War is coming—the signs are everywhere.
Last week, U.S. and Chinese negotiators met in Washington to cap the 100-day dialogue that Presidents Trump and Xi promised at their April summit.
It didn’t go well.
The joint statement reported no new agreements, and both sides canceled their planned press conferences.
Two days later, President Trump ordered a “cross-government study” of whether U.S. manufacturers can supply everything the military would need in a future war.
Certainly, the U.S. needs to be ready for war and not too dependent on imports. But this could also be another step toward using national security to justify protectionist trade policies.
I suspect the White House has already decided what it will do. Now they are simply building justification for it.
Like in any other war, everyone will lose in this war except for one group. They will win because demand for their services will skyrocket. Who are these lucky people?
They aren’t people at all. They’re robots.
Automate or Die
Last week, in Trump’s Terrific Trade War, I wrote, “The global economy is a giant, well-oiled machine that’s about to get gummed up.”
It’s hard to overstate how globalized the economy has become, compared to the 1990s. NAFTA, China’s opening, and the end of the Cold War changed everything. If I’m right, everything is about to change again.
One of the many consequences is that it will give manufacturers yet another reason to cut their costs.
If you’re an exporter and governments slap tariffs onto your goods, your foreign customers will have to pay more and potentially stop buying your products. To avoid that, you decide to absorb some of the cost and reduce your prices.
The problem is, those discounts will diminish and possibly erase your profit margin—unless you get more efficient. And the easiest way to do that is by automating production.
If you’re already automated, you automate more. You squeeze every ounce of efficiency from your business.
This isn’t a new development. Intense competition is already forcing automation, but new trade restrictions will add further urgency.
My associate Robert Ross and I knew after the election that trade barriers would probably rise. And we saw an opportunity in industrial automation and robotics companies.
In particular, we wanted automation suppliers based outside the U.S. that would have better access to countries the U.S. government might try to punish. We found several candidates and recommended one to subscribers in January.
The result: an almost-16% gain in just six months!
Plus, we’re using options to draw income from two other stocks in this niche. We may end up owning the shares if their price falls, but in the meantime, we’re still earning premium income.
A Whole New World
The action isn’t all overseas, though. We all know Amazon and other U.S. e-commerce companies are automating every possible task. One that’s surprisingly hard: grabbing items from shelves and packing them to ship.

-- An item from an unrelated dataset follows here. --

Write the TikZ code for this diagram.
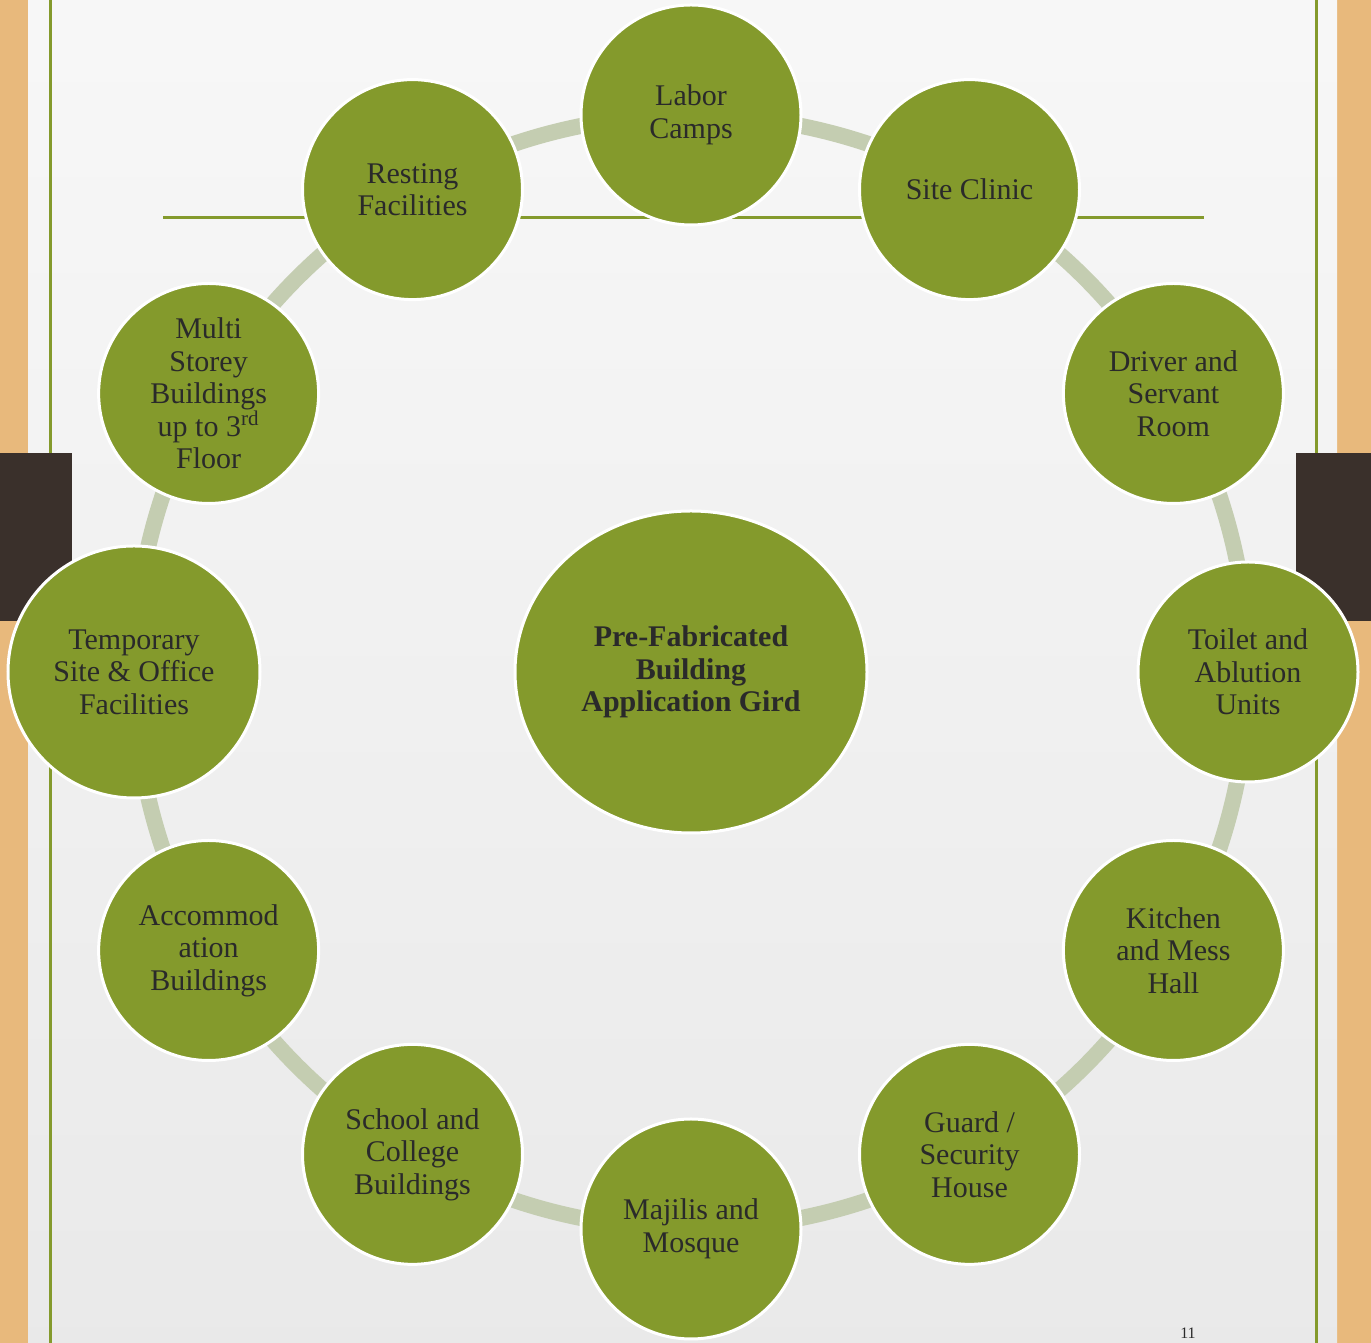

So far, robots aren’t very good at recognizing the millions of shapes and manipulating them properly—but they’re learning fast.
Last weekend, the Wall Street Journal reviewed several companies that are training robots to pick orders. They’re getting close. A Chinese firm says it will open a fully automated warehouse in Shanghai by the end of this year.
That technology will find its way to the U.S., and companies like Amazon will deploy it pronto. The cost savings will be irresistible.
Won’t it kill jobs? Yes, thousands of them. That’s another complication we really don’t need in these already complicated times… but it’s coming anyway.
The good news is, some of these same robotic technologies will reduce the incentive to produce goods overseas and import (or re-import) them to the U.S.
Mass production is giving way to niche manufacturing and localization. That’s already a worldwide trend and it’s accelerating.
If we can get through these transition years—which will be tough—I think we’ll find a whole new world on the other side.